Another method of defeating fishtailing is to install a small shim of leather or even a small piece of toothpick behind the arrow plate to push the arrow further away from the sight window. If this helps clean up the arrow flight, the arrows were too weak and needed to be pushed out a bit from the sight window.
Another facet of setting up a new bow is how shooting the bow feels during and after the shot. Recurves especially benefit from both string silencers and brush buttons. String silencers dampen the after-the-shot string vibrations and quiet the string down fast. Longbows are typically much more quiet to begin with, but a small string silencer on them can make the shot feel better to the archer as well.
Muskrat String Silencers
Recurves also have an issue with brush, sticks, grass, and twigs getting caught between the limb and the bowstring. For that reason every recurve bowstring should have brush buttons installed on it. They come in two sizes and either size works well. When deciding on which size to use it's really just a personal preference.
One last bit of gear that is often overlooked when thinking about setting up a new bow, is a quality bow case.
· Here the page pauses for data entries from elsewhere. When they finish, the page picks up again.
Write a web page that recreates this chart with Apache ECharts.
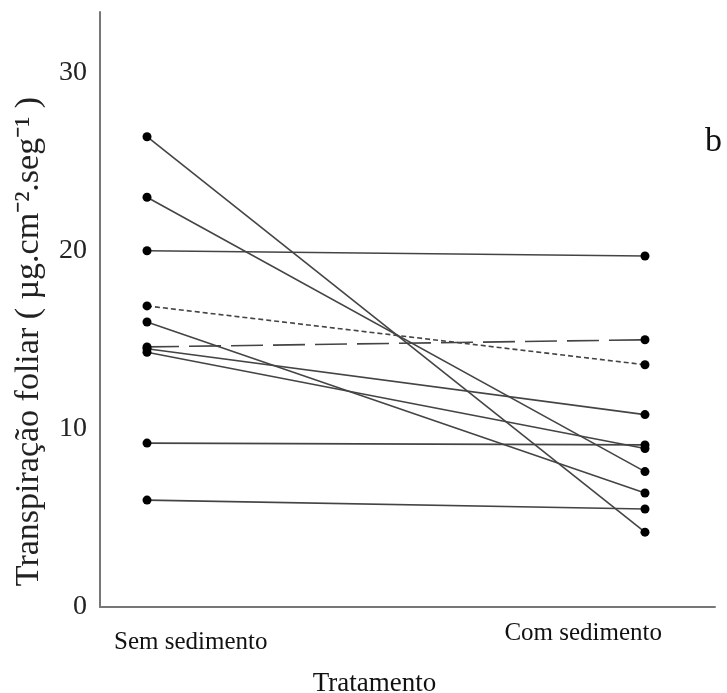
<!DOCTYPE html>
<html>
<head>
    <meta charset="utf-8" />
    <title></title>
    <script src="https://cdn.jsdelivr.net/npm/echarts@6.0.0/dist/echarts.min.js"></script>
    <style>
        * {
            margin: 0;
            padding: 0;
            box-sizing: border-box;
        }

        body {
            background: #fff;
        }

        #chart {
            width: 727px;
            height: 693px;
        }
    </style>
</head>
<body>
    <div id="chart"></div>

    <script>
        // dados
        const treatments = ['Sem sedimento', 'Com sedimento'];
        const semSedimento = [26.4, 23.0, 20.0, 16.9, 16.0, 14.6, 14.5, 14.3, 9.2, 6.0];
        const comSedimento = [4.2, 7.6, 19.7, 13.6, 6.4, 15.0, 10.8, 8.9, 9.1, 5.5];
        const yTicks = [0, 10, 20, 30];

        // estilo de cada linha
        const lineTypes = ['solid', 'solid', 'solid', [5, 3], 'solid', [32, 10], 'solid', 'solid', 'solid', 'solid'];

        const serif = "'Liberation Serif', 'Times New Roman', serif";
        const chart = echarts.init(document.getElementById('chart'));

        const series = semSedimento.map(function (v, i) {
            return {
                type: 'line',
                data: [[0, v], [1, comSedimento[i]]],
                symbol: 'circle',
                symbolSize: 9,
                itemStyle: { color: '#000' },
                lineStyle: { color: '#444', width: 1.6, type: lineTypes[i] },
                emphasis: { disabled: true },
                z: 2
            };
        });

        const option = {
            animation: false,
            title: {
                text: 'b',
                right: 0,
                top: 120,
                textStyle: { fontFamily: serif, fontSize: 34, fontWeight: 'normal', color: '#111' }
            },
            grid: {
                left: 100,
                right: 12,
                top: 12,
                bottom: 86,
                outerBoundsMode: 'none'
            },
            xAxis: {
                type: 'value',
                min: -0.0944,
                max: 1.1406,
                name: 'Tratamento',
                nameLocation: 'middle',
                nameGap: 63,
                nameTextStyle: { fontFamily: serif, fontSize: 27, color: '#111', padding: [0, 66, 0, 0] },
                axisLine: { show: true, onZero: false, lineStyle: { color: '#777', width: 2 } },
                axisTick: { show: false },
                splitLine: { show: false },
                axisLabel: {
                    customValues: [0.088, 0.876],
                    margin: 14,
                    formatter: function (v) {
                        return v < 0.5 ? '{s|' + treatments[0] + '}' : '{c|' + treatments[1] + '}';
                    },
                    rich: {
                        s: { fontFamily: serif, fontSize: 25, color: '#111', padding: [9, 0, 0, 0] },
                        c: { fontFamily: serif, fontSize: 25, color: '#111' }
                    }
                }
            },
            yAxis: {
                type: 'value',
                min: 0,
                max: 33.4,
                interval: 10,
                name: 'Transpiração foliar ( µg.cm⁻².seg⁻¹ )',
                nameLocation: 'middle',
                nameGap: 54,
                nameTextStyle: { fontFamily: serif, fontSize: 34, color: '#222', padding: [0, 64, 0, 0] },
                axisLine: { show: true, onZero: false, lineStyle: { color: '#777', width: 2 } },
                axisTick: { show: false },
                splitLine: { show: false },
                axisLabel: {
                    showMaxLabel: false,
                    margin: 13,
                    fontFamily: serif,
                    fontSize: 28,
                    color: '#222',
                    formatter: function (v) {
                        return yTicks.indexOf(v) >= 0 ? String(v) : '';
                    }
                }
            },
            series: series
        };

        chart.setOption(option);
    </script>
</body>
</html>
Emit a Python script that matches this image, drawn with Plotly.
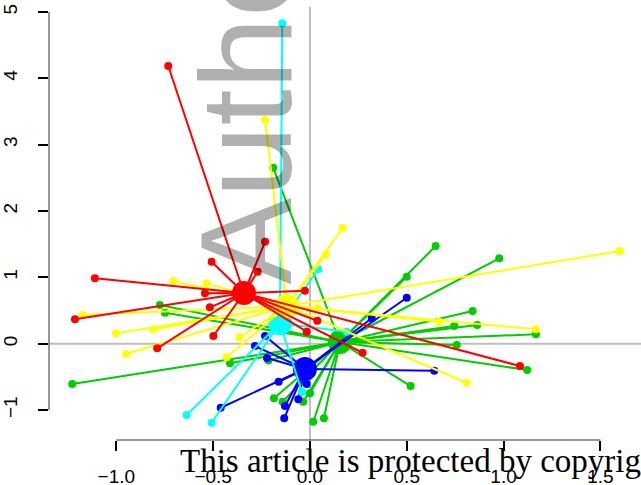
import plotly.graph_objects as go

# Site scores for each group (axis 1, axis 2)
red_x = [-0.732, -0.232, -0.508, -0.270, -0.026, -1.111, -1.214, -0.789, -0.499,
         -0.517, -0.542, 1.085, 0.272, 0.038, -0.017]
red_y = [4.185, 1.537, 1.236, 1.085, 0.799, 0.986, 0.368, -0.069, 0.116,
         0.549, 0.760, -0.336, -0.136, 0.347, 0.181]

yellow_x = [-0.232, 0.169, 1.601, 0.083, 1.167, 0.668, 0.809, -0.534, -0.706,
            -1.174, -1.002, -0.809, -0.950, -0.365, -0.430, 0.038]
yellow_y = [3.373, 1.748, 1.397, 1.347, 0.217, 0.332, -0.588, 0.910, 0.945,
            0.433, 0.157, 0.217, -0.155, 0.096, -0.205, 0.534]

cyan_x = [-0.143, -0.637, -0.508, 0.043, 0.190, -0.041]
cyan_y = [4.829, -1.075, -1.191, 1.121, 0.181, -0.728]

blue_x = [0.500, 0.642, 0.319, -0.232, -0.284, -0.222, -0.162, -0.461, -0.133,
          -0.129, -0.060, -0.017]
blue_y = [0.693, -0.407, 0.383, 0.116, -0.035, -0.215, -0.573, -0.965, -1.124,
          -0.939, -0.838, -0.607]

green_x = [-0.190, 0.649, 0.978, 0.500, 0.840, 0.864, 0.745, 1.167, 0.758, 1.122,
           0.520, 0.072, -0.775, -0.749, -1.228, -0.413, -0.215, -0.186, -0.141,
           -0.035, 0.000, 0.017]
green_y = [2.653, 1.472, 1.287, 1.010, 0.493, 0.282, 0.267, 0.142, -0.020, -0.396,
           -0.638, -1.124, 0.583, 0.467, -0.607, -0.295, -0.253, -0.823, -0.874,
           -0.874, -0.748, -1.176]

# Group centroids
group_names = ["green", "blue", "cyan", "yellow", "red"]
centroid_x = [0.155, -0.026, -0.155, -0.119, -0.341]
centroid_y = [0.026, -0.381, 0.309, 0.568, 0.764]
group_colors = ["#00CD00", "#0000FF", "#00FFFF", "#FFFF00", "#FF0000"]

x_ticks = [-1.0, -0.5, 0.0, 0.5, 1.0, 1.5]
x_ticktext = ["\u22121.0", "\u22120.5", "0.0", "0.5", "1.0", "1.5"]
y_ticks = [-1, 0, 1, 2, 3, 4, 5]
y_ticktext = ["\u22121", "0", "1", "2", "3", "4", "5"]

points = {
    "green": (green_x, green_y),
    "blue": (blue_x, blue_y),
    "cyan": (cyan_x, cyan_y),
    "yellow": (yellow_x, yellow_y),
    "red": (red_x, red_y),
}

fig = go.Figure()

for name, cx, cy, col in zip(group_names, centroid_x, centroid_y, group_colors):
    px, py = points[name]
    # spider segments from the centroid to every site
    sx, sy = [], []
    for a, b in zip(px, py):
        sx += [cx, a, None]
        sy += [cy, b, None]
    fig.add_trace(go.Scatter(x=sx, y=sy, mode="lines",
                             line=dict(color=col, width=2), hoverinfo="skip"))
    fig.add_trace(go.Scatter(x=px, y=py, mode="markers",
                             marker=dict(color=col, size=8, line=dict(width=0))))
    fig.add_trace(go.Scatter(x=[cx], y=[cy], mode="markers",
                             marker=dict(color=col, size=24, line=dict(width=0))))

tick_font = dict(family="Liberation Sans, Arial, sans-serif", size=19, color="black")

fig.update_layout(
    width=641, height=485,
    margin=dict(l=49, r=0, t=7, b=45),
    paper_bgcolor="white", plot_bgcolor="white",
    showlegend=False,
    xaxis=dict(range=[-1.348, 1.710], showgrid=False, zeroline=False, showline=False,
               automargin=False,
               tickmode="array", tickvals=x_ticks, ticktext=x_ticktext,
               ticks="outside", ticklen=10, tickwidth=1.5, tickcolor="black",
               tickfont=tick_font, ticklabelstandoff=9),
    yaxis=dict(range=[-1.451, 5.075], showgrid=False, zeroline=False, showline=False,
               automargin=False,
               tickmode="array", tickvals=y_ticks, ticktext=y_ticktext,
               ticks="outside", ticklen=10, tickwidth=1.5, tickcolor="black",
               tickangle=-90, tickfont=tick_font, ticklabelstandoff=13),
)

# reference lines through the origin
fig.add_shape(type="line", xref="x", yref="paper", x0=0, x1=0, y0=0, y1=1,
              line=dict(color="#BEBEBE", width=2), layer="below")
fig.add_shape(type="line", xref="paper", yref="y", x0=0, x1=1, y0=0, y1=0,
              line=dict(color="#BEBEBE", width=2), layer="below")

# axis lines spanning first to last tick
fig.add_shape(type="line", xref="x", yref="paper", x0=x_ticks[0], x1=x_ticks[-1],
              y0=0, y1=0, line=dict(color="#333333", width=1))
fig.add_shape(type="line", xref="paper", yref="y", x0=0, x1=0,
              y0=y_ticks[0], y1=y_ticks[-1], line=dict(color="#333333", width=1))

# vertical watermark
fig.add_annotation(text="Author Manuscript", xref="paper", yref="paper",
                   x=0.3327, y=0.3555, xanchor="center", yanchor="bottom",
                   textangle=-90, showarrow=False,
                   font=dict(family="Liberation Sans, Arial, sans-serif", size=130,
                             color="rgba(0,0,0,0.31)"))

# footer notice
fig.add_annotation(text="This article is protected by copyright. All rights reserved",
                   xref="paper", yref="paper", x=0.2180, y=-0.0485,
                   xanchor="left", yanchor="middle", showarrow=False,
                   font=dict(family="Liberation Serif, Times New Roman, serif", size=33,
                             color="black"))

fig.write_html("out.html")
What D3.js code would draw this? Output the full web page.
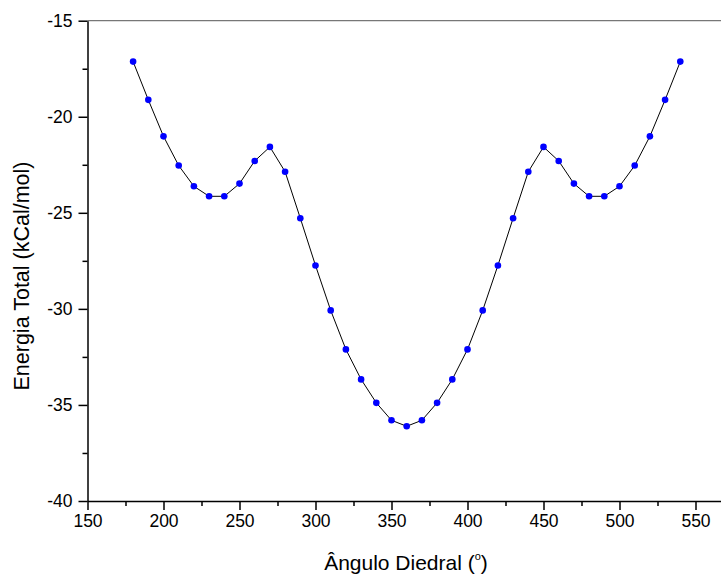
<html>
<head>
  <script src="https://d3js.org/d3.v7.min.js"></script>
  <style>
    body { margin: 0; background: #fff; }
    text { font-family: Arial, "Liberation Sans", sans-serif; }
  </style>
</head>
<body>
  <div id="vis"></div>
  <script type="text/javascript">

    // Data
    var angles = [180, 190, 200, 210, 220, 230, 240, 250, 260, 270, 280, 290, 300, 310, 320, 330, 340, 350, 360,
                  370, 380, 390, 400, 410, 420, 430, 440, 450, 460, 470, 480, 490, 500, 510, 520, 530, 540];
    var energies = [-17.13, -19.12, -21.02, -22.54, -23.62, -24.14, -24.14, -23.48, -22.30, -21.57, -22.86, -25.28, -27.74, -30.08, -32.11, -33.67, -34.89, -35.80, -36.11,
                    -35.80, -34.89, -33.67, -32.11, -30.08, -27.74, -25.28, -22.86, -21.57, -22.30, -23.48, -24.14, -24.14, -23.62, -22.54, -21.02, -19.12, -17.13];
    var xTicks = [150, 200, 250, 300, 350, 400, 450, 500, 550];
    var xMinor = [175, 225, 275, 325, 375, 425, 475, 525];
    var yTicks = [-15, -20, -25, -30, -35, -40];
    var yMinor = [-17.5, -22.5, -27.5, -32.5, -37.5];

    var data = angles.map(function(a, i) { return {a: a, e: energies[i]}; });

    var W = 721, H = 576;
    var plotL = 87.5, plotR = 721, plotT = 20.7, plotB = 501;

    var svg = d3.select('#vis').append('svg')
      .attr('width', W).attr('height', H);

    var x = d3.scaleLinear().domain([150, 150 + (plotR - plotL) / 1.52]).range([plotL, plotR]);
    var y = d3.scaleLinear().domain([-40, -15]).range([plotB, plotT]);

    // plain hyphen minus, like the original
    var fmt = function(d) { return String(d); };

    // top frame
    svg.append('line')
      .attr('x1', plotL).attr('x2', plotR)
      .attr('y1', plotT).attr('y2', plotT)
      .attr('stroke', '#777').attr('stroke-width', 1.3);

    // x axis
    var xg = svg.append('g').attr('transform', 'translate(0,' + plotB + ')');
    xg.call(d3.axisBottom(x).tickValues(xTicks).tickFormat(fmt).tickSize(9).tickSizeOuter(0).tickPadding(5));
    xg.append('g').call(d3.axisBottom(x).tickValues(xMinor).tickSize(5).tickSizeOuter(0).tickFormat(''))
      .select('.domain').remove();
    xg.selectAll('text').style('font-size', '17.5px').attr('fill', '#000');
    xg.selectAll('line').attr('stroke-width', 1.5);
    xg.select('.domain').attr('stroke-width', 1.5);

    // y axis
    var yg = svg.append('g').attr('transform', 'translate(' + plotL + ',0)');
    yg.call(d3.axisLeft(y).tickValues(yTicks).tickFormat(fmt).tickSize(9).tickSizeOuter(0).tickPadding(6));
    yg.append('g').call(d3.axisLeft(y).tickValues(yMinor).tickSize(5).tickSizeOuter(0).tickFormat(''))
      .select('.domain').remove();
    yg.selectAll('text').style('font-size', '17.5px').attr('fill', '#000');
    yg.selectAll('line').attr('stroke-width', 1.5);
    yg.select('.domain').attr('stroke-width', 1.5);

    // line + points
    var line = d3.line().x(function(d) { return x(d.a); }).y(function(d) { return y(d.e); });
    svg.append('path').datum(data)
      .attr('d', line)
      .attr('fill', 'none')
      .attr('stroke', '#000')
      .attr('stroke-width', 1);

    svg.selectAll('circle.pt').data(data).enter().append('circle')
      .attr('class', 'pt')
      .attr('cx', function(d) { return x(d.a); })
      .attr('cy', function(d) { return y(d.e); })
      .attr('r', 3.3)
      .attr('fill', '#0000ff');

    // axis titles
    var xt = svg.append('text')
      .attr('x', 406).attr('y', 570)
      .attr('text-anchor', 'middle')
      .style('font-size', '21px');
    xt.append('tspan').text('Ângulo Diedral (');
    xt.append('tspan').text('o').attr('dy', -10).style('font-size', '11px');
    xt.append('tspan').text(')').attr('dy', 10);

    svg.append('text')
      .attr('transform', 'translate(29,' + 276 + ') rotate(-90)')
      .attr('text-anchor', 'middle')
      .style('font-size', '21.5px')
      .text('Energia Total (kCal/mol)');

  </script>
</body>
</html>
You've invested your time and money into this bow, right? Doesn't it make sense to protect it? There are many cases to choose from. On the high end there are hard cases, even suitable for airline travel. In the middle you'll find nice fleece-lined nylon cases that do a very good job. And finally, at the very least, there are knit and fleece bow socks. For as lightweight as they are, they do a fine job protecting your bow. Whichever way you go, remember, every bow deserves a case. You want a lot from your bow, so keep it safe in its own bow case.
With the techniques outlined above you should be able to get any traditional longbow or recurve shooting accurately in short order. Familiarize yourself with these techniques, think about how they interrelate, and you'll have some "ah-ha" moments. Once you understand the relationship between bow, bowstring, and arrows, you'll have what it takes to have a perfectly matched set-up at all times.